The European AIDS Treatment Group (EATG) has recently released a comprehensive policy paper on HIV and AIDS prevention.

As a pan-European organisation of people living with HIV, EATG has been championing the concept of prevention, especially 'positive prevention' for years. Positive prevention entails the active involvement and leadership of people living with HIV and AIDS in prevention work.

EATG chair, Anna Zakowicz, states: ”Universal access to HIV prevention as well as treatment is necessary if we are to control the HIV epidemic globally and in Europe. No single prevention intervention is ever likely to stop the epidemic by itself and EATG therefore demands a comprehensive response involving social, behavioural, biomedical and structural interventions.”

People therefore need a varied package of prevention interventions which should include access to condoms (male and female) and access to sterile injecting equipment and opiod substitution therapy in all settings including prisons, information on HIV, behavioural support and interventions, and social support. EATG emphasises that it is important not to base HIV prevention and risk decisions on assumptions about the HIV status of partners and recommends continued awareness-raising of this point.

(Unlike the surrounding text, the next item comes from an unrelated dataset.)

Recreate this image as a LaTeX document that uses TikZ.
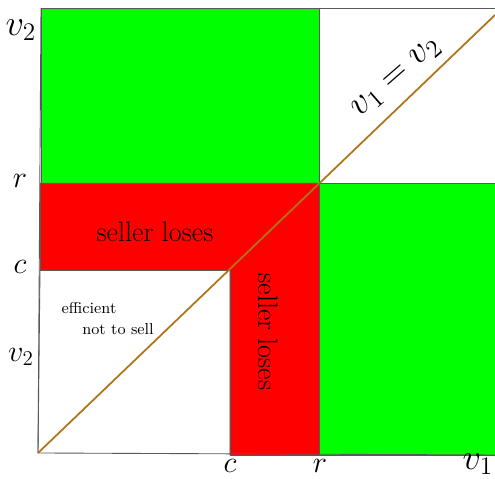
\documentclass[tikz,border=0pt]{standalone}
\definecolor{diagbrown}{RGB}{176,116,24}
\begin{document}
\begin{tikzpicture}[
    x=0.02cm, y=0.02cm,
    zone/.style={draw=gray!70!black, line width=0.5pt},
    win/.style={zone, fill=green},
    loss/.style={zone, fill=red},
    tick/.style={font=\LARGE},
    diag/.style={draw=diagbrown, line width=1pt}
]
    \useasboundingbox (0,0) rectangle (495,479);
    \coordinate (O) at (38,26);
    \coordinate (T) at (495,464);

    % regions
    \path[win] (41,296) rectangle (319,471);
    \path[win] (319,24) rectangle (495,296);
    \path[loss] (40,209) -- (230,209) -- (230,24) -- (319,24)
        -- (319,296) -- (40,296) -- cycle;
    \path[zone] (319,296) rectangle (495,471);
    \path[zone] (38,26) -- (40,209) -- (230,209) -- (230,24);

    % axes
    \draw[zone] (41,471) -- (38,26) -- (495,24);
    \draw[zone] (41,471) -- (495,471);

    \draw[diag] (O) -- (T);

    \node[font=\huge] (v2top) at (21,449) {$v_2$};
    \node[tick] (rl) at (20,298) {$r$};
    \node[tick] (cl) at (20,212) {$c$};
    \node[tick] (v2l) at (21,122) {$v_2$};
    \node[tick] (cb) at (230,13) {$c$};
    \node[tick] (rb) at (320,13) {$r$};
    \node[font=\huge] (v1b) at (478,15) {$v_1$};

    \node[font=\fontsize{16}{18}\selectfont] (losesA) at (155,247) {seller loses};
    \node[font=\fontsize{16}{18}\selectfont, rotate=-90] (losesB) at (268,147) {seller loses};
    \node[font=\small] (eff) at (89,171) {efficient};
    \node[font=\small] (nts) at (118,150) {not to sell};
    \node[font=\huge, rotate=41] (eq) at (397,401) {$v_1 = v_2$};
\end{tikzpicture}
\end{document}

In addition, EATG urges more scientific research, and more funding allocation for research, into behaviour change and support programmes to populations living in Europe, especially marginalised and invisible groups. EATG supports continued research into new biomedical methods of prevention such as microbicides, pre-exposure prophylaxis (PrEP), prophylaxis against other sexually transmitted infections (STIs), and vaccines.

EATG considers that the HIV prevention needs of people already living with the virus have been neglected. Targeting HIV-positive people for prevention help and support is an equitable and cost-effective way of preventing HIV. EATG supports methods and technologies, which help to prevent HIV transmission between serodiscordant partners who have a desire for childbirth.

EATG supports initiatives to increase the proportion of people with HIV who are aware of their status. EATG advocates for counselling for every pregnant woman and encouragement and offer of voluntary HIV testing. It is also important to combat social, legal and cultural barriers against testing and disclosure, in particular the criminal prosecution of HIV transmission and exposure.